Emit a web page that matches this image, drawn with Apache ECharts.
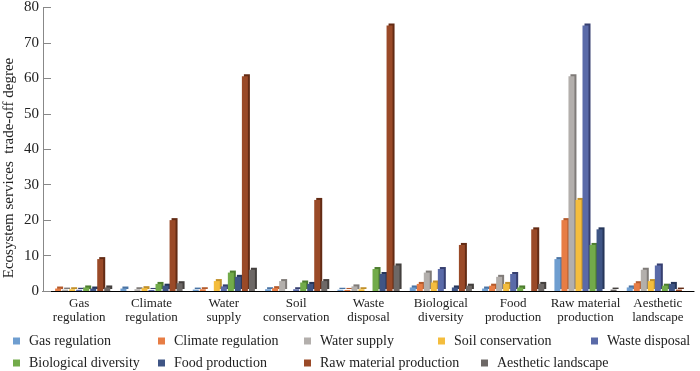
<!DOCTYPE html>
<html><head><meta charset="utf-8">
<script src="https://cdn.jsdelivr.net/npm/echarts@6/dist/echarts.min.js"></script>
<style>html,body{margin:0;padding:0;background:#fff}#c{width:700px;height:371px}</style>
</head><body><div id="c"></div>
<script>
const categories = ['Gas\nregulation','Climate\nregulation','Water\nsupply','Soil\nconservation','Waste\ndisposal','Biological\ndiversity','Food\nproduction','Raw material\nproduction','Aesthetic\nlandscape'];
const seriesNames = ['Gas regulation','Climate regulation','Water supply','Soil conservation','Waste disposal','Biological diversity','Food production','Raw material production','Aesthetic landscape'];
const gasRegulation      = [null, 0.7, 0.4, 0.5, 0.35, 1.0, 0.7, 9.0, 1.0];
const climateRegulation  = [0.7, null, 0.5, 0.8, 0.3, 2.0, 1.5, 20.0, 2.2];
const waterSupply        = [0.4, 0.5, null, 2.8, 1.3, 5.2, 4.0, 60.6, 6.0];
const soilConservation   = [0.5, 0.8, 2.8, null, 0.5, 2.4, 2.0, 25.7, 2.8];
const wasteDisposal      = [0.35, 0.3, 1.3, 0.5, null, 6.2, 4.8, 74.9, 7.2];
const biologicalDiversity= [1.0, 2.0, 5.2, 2.4, 6.2, null, 1.0, 13.0, 1.5];
const foodProduction     = [0.7, 1.5, 4.0, 2.0, 4.8, 1.0, null, 17.4, 2.0];
const rawMaterial        = [9.0, 20.0, 60.6, 25.7, 74.9, 13.0, 17.4, null, 0.4];
const aestheticLandscape = [1.0, 2.2, 6.0, 2.8, 7.2, 1.5, 2.0, 0.4, null];
const yTicks = [0,10,20,30,40,50,60,70,80];
const yTitle = 'Ecosystem services  trade-off degree';

const allData = [gasRegulation, climateRegulation, waterSupply, soilConservation, wasteDisposal, biologicalDiversity, foodProduction, rawMaterial, aestheticLandscape];
const colors = ['#6f9ed0','#e77d45','#b3afac','#f4bd3d','#5a6aa8','#72ab4a','#3f5585','#9a4a28','#6d6866'];
const sideColors = ['#4a73a3','#b35a2c','#7f7b78','#c1902a','#363f70','#4d7d2f','#26365a','#632b14','#44403e'];
const font = 'Liberation Serif';

const legendPos = [
  [13,334],[158,334],[304,334],[438,334],[591,334],
  [13,356],[158,356],[304,356],[481,356]
];
const legends = seriesNames.map((n,i)=>({
  data:[n], left:legendPos[i][0], top:legendPos[i][1], padding:0,
  itemWidth:7, itemHeight:7, itemGap:0, icon:'rect',
  textStyle:{fontFamily:font, fontSize:14, color:'#222', padding:[0,0,0,4]}
}));

const chart = echarts.init(document.getElementById('c'));
chart.setOption({
  animation:false,
  backgroundColor:'#fff',
  legend: legends,
  graphic:[{
    type:'text', x:9, y:168, rotation:Math.PI/2,
    style:{text:yTitle, fontFamily:font, fontSize:15, fill:'#222', align:'center', verticalAlign:'middle'}
  }],
  grid:{left:43, right:6, top:5, bottom:80, containLabel:false},
  xAxis:{
    type:'category', data:categories,
    axisLine:{lineStyle:{color:'#000', width:1.2}},
    axisTick:{show:false},
    axisLabel:{fontFamily:font, fontSize:13, color:'#222', lineHeight:14, margin:6, interval:0}
  },
  yAxis:{
    type:'value', min:0, max:80, interval:10,
    axisLine:{show:true, lineStyle:{color:'#888'}},
    axisTick:{show:true, inside:true, length:8, lineStyle:{color:'#888'}},
    axisLabel:{fontFamily:font, fontSize:15, color:'#222', margin:4,
      formatter:v=>yTicks.includes(v)?String(v):''},
    splitLine:{show:false}
  },
  series: seriesNames.map((n,i)=>({
    name:n, type:'bar', data:allData[i], barWidth:6, barGap:'17%',
    itemStyle:{color:colors[i], shadowColor:sideColors[i], shadowOffsetX:2, shadowOffsetY:-2, shadowBlur:0}
  }))
});
</script></body></html>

----

== Requirements ==
Only the lines from the start of the material through the line containing "const yTitle = 'Ecosystem" should be transcribed. Pictures stay out.

== Output of the exercise ==
Emit a web page that matches this image, drawn with Apache ECharts.
<!DOCTYPE html>
<html><head><meta charset="utf-8">
<script src="https://cdn.jsdelivr.net/npm/echarts@6/dist/echarts.min.js"></script>
<style>html,body{margin:0;padding:0;background:#fff}#c{width:700px;height:371px}</style>
</head><body><div id="c"></div>
<script>
const categories = ['Gas\nregulation','Climate\nregulation','Water\nsupply','Soil\nconservation','Waste\ndisposal','Biological\ndiversity','Food\nproduction','Raw material\nproduction','Aesthetic\nlandscape'];
const seriesNames = ['Gas regulation','Climate regulation','Water supply','Soil conservation','Waste disposal','Biological diversity','Food production','Raw material production','Aesthetic landscape'];
const gasRegulation      = [null, 0.7, 0.4, 0.5, 0.35, 1.0, 0.7, 9.0, 1.0];
const climateRegulation  = [0.7, null, 0.5, 0.8, 0.3, 2.0, 1.5, 20.0, 2.2];
const waterSupply        = [0.4, 0.5, null, 2.8, 1.3, 5.2, 4.0, 60.6, 6.0];
const soilConservation   = [0.5, 0.8, 2.8, null, 0.5, 2.4, 2.0, 25.7, 2.8];
const wasteDisposal      = [0.35, 0.3, 1.3, 0.5, null, 6.2, 4.8, 74.9, 7.2];
const biologicalDiversity= [1.0, 2.0, 5.2, 2.4, 6.2, null, 1.0, 13.0, 1.5];
const foodProduction     = [0.7, 1.5, 4.0, 2.0, 4.8, 1.0, null, 17.4, 2.0];
const rawMaterial        = [9.0, 20.0, 60.6, 25.7, 74.9, 13.0, 17.4, null, 0.4];
const aestheticLandscape = [1.0, 2.2, 6.0, 2.8, 7.2, 1.5, 2.0, 0.4, null];
const yTicks = [0,10,20,30,40,50,60,70,80];
const yTitle = 'Ecosystem services  trade-off degree';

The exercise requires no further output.